** Start of Given records **
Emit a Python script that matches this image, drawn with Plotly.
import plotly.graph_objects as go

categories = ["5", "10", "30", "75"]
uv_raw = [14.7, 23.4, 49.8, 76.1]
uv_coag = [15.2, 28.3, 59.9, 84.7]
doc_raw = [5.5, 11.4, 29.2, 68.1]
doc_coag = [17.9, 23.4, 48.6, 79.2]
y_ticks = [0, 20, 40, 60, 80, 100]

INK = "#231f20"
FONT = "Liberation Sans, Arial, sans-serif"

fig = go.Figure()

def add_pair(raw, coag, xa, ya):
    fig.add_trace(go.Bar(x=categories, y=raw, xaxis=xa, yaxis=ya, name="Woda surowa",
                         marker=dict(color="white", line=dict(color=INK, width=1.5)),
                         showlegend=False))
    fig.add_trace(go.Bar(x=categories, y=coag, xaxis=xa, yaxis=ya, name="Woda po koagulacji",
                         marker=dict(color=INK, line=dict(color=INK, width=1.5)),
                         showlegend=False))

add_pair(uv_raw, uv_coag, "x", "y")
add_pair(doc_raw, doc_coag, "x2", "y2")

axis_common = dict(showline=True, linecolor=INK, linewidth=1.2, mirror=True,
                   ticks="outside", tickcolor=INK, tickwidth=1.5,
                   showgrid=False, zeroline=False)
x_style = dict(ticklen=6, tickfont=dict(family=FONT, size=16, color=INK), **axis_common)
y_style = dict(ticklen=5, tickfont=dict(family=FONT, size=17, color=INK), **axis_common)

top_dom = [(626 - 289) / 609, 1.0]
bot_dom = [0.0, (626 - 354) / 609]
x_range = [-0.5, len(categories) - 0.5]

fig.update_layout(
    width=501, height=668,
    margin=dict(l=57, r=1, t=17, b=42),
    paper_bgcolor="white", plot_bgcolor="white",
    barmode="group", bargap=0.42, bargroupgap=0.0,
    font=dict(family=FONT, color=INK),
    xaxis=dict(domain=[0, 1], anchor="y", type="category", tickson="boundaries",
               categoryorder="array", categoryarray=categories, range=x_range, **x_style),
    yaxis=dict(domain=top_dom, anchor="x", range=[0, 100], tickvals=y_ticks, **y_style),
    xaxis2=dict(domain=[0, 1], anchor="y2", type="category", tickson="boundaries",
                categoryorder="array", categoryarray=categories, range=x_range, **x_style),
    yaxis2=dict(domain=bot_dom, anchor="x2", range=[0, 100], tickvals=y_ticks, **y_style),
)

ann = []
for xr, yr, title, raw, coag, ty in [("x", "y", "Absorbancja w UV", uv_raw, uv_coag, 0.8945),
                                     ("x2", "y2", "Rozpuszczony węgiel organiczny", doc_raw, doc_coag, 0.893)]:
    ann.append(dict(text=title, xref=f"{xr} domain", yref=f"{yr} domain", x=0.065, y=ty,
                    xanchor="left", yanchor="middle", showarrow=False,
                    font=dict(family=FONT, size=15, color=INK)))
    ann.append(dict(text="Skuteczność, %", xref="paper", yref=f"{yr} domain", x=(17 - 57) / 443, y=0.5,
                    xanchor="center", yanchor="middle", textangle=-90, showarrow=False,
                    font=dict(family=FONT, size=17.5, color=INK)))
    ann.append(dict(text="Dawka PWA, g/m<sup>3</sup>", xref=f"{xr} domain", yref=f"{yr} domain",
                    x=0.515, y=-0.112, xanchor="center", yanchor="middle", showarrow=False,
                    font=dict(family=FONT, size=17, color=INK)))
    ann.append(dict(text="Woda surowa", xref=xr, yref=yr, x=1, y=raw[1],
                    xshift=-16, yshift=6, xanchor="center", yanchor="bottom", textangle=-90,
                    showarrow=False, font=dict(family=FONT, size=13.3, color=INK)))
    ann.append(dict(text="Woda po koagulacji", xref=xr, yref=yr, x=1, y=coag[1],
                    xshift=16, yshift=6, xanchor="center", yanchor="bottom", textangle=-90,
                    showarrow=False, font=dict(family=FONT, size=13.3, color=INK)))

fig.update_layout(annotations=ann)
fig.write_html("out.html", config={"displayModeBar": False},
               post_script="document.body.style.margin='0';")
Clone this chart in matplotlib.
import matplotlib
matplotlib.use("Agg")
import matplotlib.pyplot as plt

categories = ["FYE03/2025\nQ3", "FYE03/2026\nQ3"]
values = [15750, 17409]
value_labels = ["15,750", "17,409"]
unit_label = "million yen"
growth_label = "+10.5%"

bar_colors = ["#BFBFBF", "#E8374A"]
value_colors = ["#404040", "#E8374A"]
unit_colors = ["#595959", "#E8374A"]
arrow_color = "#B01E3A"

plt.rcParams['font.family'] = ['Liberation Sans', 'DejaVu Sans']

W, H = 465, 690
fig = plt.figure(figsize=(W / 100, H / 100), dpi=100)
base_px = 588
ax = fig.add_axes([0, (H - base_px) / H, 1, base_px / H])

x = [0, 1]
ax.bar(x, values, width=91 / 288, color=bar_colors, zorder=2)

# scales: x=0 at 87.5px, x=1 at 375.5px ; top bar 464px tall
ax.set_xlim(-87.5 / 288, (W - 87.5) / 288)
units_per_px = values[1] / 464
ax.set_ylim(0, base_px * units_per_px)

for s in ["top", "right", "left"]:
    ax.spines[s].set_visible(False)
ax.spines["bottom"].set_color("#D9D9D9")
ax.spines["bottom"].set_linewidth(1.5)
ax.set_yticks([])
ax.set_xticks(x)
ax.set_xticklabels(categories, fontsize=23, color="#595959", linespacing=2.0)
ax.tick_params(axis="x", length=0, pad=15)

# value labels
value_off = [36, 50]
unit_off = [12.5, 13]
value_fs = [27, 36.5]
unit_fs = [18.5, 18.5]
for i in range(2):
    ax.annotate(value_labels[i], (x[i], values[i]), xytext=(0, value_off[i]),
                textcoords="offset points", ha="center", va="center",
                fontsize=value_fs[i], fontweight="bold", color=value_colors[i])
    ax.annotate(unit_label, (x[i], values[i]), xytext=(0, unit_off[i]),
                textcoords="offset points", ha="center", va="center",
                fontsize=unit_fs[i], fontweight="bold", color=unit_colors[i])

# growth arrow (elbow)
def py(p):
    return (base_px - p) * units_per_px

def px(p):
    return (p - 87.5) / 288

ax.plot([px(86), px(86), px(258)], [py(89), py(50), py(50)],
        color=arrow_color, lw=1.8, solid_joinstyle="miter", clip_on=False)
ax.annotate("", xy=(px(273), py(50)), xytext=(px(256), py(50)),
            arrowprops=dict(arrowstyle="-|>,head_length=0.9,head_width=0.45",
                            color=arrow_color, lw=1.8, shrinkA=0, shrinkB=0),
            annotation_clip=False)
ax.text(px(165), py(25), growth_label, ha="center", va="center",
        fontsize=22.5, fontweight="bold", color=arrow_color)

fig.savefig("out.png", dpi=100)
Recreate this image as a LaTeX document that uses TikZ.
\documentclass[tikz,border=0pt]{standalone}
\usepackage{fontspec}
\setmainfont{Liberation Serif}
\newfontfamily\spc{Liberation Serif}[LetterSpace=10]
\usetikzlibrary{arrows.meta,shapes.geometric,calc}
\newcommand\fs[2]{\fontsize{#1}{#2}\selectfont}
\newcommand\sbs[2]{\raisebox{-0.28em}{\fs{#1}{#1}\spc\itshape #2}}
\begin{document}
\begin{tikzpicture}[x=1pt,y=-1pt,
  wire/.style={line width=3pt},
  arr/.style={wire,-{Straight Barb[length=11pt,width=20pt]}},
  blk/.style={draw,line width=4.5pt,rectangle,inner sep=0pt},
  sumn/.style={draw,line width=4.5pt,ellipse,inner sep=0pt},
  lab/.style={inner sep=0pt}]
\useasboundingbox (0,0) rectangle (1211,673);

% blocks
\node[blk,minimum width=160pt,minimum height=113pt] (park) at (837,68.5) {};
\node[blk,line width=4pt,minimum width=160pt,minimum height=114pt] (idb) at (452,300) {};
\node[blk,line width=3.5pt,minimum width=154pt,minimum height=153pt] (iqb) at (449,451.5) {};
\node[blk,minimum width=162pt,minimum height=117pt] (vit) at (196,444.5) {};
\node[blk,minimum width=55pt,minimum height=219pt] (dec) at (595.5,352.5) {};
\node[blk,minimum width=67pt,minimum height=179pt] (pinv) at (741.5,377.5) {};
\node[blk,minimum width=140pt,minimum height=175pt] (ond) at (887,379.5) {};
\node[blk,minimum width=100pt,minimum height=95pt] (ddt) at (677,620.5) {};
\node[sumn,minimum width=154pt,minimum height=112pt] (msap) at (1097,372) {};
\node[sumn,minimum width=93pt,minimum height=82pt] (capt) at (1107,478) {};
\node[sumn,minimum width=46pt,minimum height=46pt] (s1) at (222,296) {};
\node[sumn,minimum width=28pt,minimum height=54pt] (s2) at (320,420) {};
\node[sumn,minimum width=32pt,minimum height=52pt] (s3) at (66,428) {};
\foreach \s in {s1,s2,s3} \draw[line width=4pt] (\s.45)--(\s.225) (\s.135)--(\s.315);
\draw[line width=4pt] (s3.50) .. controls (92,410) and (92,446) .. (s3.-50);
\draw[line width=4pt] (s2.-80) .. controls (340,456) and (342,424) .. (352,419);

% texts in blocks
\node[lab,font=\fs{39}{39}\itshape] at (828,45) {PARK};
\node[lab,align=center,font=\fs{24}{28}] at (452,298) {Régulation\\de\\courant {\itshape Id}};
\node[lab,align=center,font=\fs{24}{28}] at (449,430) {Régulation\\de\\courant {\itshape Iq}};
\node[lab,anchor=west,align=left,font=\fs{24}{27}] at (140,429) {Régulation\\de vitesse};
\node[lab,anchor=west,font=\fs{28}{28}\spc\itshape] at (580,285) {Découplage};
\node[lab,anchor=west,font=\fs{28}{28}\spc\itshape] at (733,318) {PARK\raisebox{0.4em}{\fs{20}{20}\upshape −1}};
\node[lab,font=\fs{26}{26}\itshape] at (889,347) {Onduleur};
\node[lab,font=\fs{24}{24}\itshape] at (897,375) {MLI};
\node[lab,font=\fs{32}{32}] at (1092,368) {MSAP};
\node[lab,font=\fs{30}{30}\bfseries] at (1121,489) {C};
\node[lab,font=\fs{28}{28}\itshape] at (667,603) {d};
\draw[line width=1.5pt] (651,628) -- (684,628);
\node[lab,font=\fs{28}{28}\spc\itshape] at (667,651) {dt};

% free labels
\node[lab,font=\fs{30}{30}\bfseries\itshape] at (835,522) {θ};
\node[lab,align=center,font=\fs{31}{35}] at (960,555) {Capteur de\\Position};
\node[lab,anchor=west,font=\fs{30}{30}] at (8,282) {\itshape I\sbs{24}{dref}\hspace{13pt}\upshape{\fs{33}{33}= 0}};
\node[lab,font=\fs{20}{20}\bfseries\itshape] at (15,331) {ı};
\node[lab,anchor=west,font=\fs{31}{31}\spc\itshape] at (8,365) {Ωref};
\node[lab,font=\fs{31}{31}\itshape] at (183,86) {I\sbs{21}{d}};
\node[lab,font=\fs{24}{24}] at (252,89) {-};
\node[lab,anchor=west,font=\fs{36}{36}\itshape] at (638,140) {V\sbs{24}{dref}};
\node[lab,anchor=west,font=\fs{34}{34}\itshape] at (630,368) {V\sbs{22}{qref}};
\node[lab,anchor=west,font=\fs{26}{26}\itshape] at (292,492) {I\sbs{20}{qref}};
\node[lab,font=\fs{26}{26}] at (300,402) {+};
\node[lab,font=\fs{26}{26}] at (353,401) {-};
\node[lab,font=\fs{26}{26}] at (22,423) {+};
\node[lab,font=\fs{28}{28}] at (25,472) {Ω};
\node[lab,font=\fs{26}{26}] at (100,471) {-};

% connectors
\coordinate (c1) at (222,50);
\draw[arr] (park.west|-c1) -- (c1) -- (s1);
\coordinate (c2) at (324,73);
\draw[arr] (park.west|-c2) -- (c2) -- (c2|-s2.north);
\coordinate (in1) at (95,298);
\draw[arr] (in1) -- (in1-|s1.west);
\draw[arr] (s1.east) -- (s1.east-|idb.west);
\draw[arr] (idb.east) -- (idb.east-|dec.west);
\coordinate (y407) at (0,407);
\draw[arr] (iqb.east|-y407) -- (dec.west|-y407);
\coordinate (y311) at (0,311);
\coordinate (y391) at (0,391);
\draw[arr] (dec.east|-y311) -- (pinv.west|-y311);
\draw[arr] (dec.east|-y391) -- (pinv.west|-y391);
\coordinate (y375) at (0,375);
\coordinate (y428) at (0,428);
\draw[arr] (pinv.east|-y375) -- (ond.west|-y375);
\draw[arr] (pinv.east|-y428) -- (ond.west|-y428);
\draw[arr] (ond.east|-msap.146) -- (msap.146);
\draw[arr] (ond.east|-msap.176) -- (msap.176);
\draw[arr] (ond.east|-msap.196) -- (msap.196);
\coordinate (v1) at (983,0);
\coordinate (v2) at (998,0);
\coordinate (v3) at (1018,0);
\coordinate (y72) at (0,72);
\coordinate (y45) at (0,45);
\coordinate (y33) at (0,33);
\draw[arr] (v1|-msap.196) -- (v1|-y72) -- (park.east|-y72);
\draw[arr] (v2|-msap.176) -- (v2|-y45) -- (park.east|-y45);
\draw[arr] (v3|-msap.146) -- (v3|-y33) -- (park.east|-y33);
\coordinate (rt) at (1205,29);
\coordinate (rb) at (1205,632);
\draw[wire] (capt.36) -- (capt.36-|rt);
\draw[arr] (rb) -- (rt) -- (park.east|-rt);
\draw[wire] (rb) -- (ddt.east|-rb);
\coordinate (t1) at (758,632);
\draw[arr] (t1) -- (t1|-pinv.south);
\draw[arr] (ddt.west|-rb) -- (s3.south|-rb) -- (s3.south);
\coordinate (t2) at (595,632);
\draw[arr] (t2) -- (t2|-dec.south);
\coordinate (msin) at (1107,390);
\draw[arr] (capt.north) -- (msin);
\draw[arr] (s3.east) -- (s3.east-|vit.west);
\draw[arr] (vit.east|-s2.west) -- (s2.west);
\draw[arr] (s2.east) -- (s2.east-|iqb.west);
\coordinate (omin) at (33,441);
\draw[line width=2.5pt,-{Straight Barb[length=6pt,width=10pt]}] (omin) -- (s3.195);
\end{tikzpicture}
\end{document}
** End of Given records **
--- Requirements ---
From the records above, retype only the lines starting at the line that contains "Clone this chart in matplotlib." and ending at the line that contains "ax.bar(x, values, width=91", both included.

--- Correct response ---
Clone this chart in matplotlib.
import matplotlib
matplotlib.use("Agg")
import matplotlib.pyplot as plt

categories = ["FYE03/2025\nQ3", "FYE03/2026\nQ3"]
values = [15750, 17409]
value_labels = ["15,750", "17,409"]
unit_label = "million yen"
growth_label = "+10.5%"

bar_colors = ["#BFBFBF", "#E8374A"]
value_colors = ["#404040", "#E8374A"]
unit_colors = ["#595959", "#E8374A"]
arrow_color = "#B01E3A"

plt.rcParams['font.family'] = ['Liberation Sans', 'DejaVu Sans']

W, H = 465, 690
fig = plt.figure(figsize=(W / 100, H / 100), dpi=100)
base_px = 588
ax = fig.add_axes([0, (H - base_px) / H, 1, base_px / H])

x = [0, 1]
ax.bar(x, values, width=91 / 288, color=bar_colors, zorder=2)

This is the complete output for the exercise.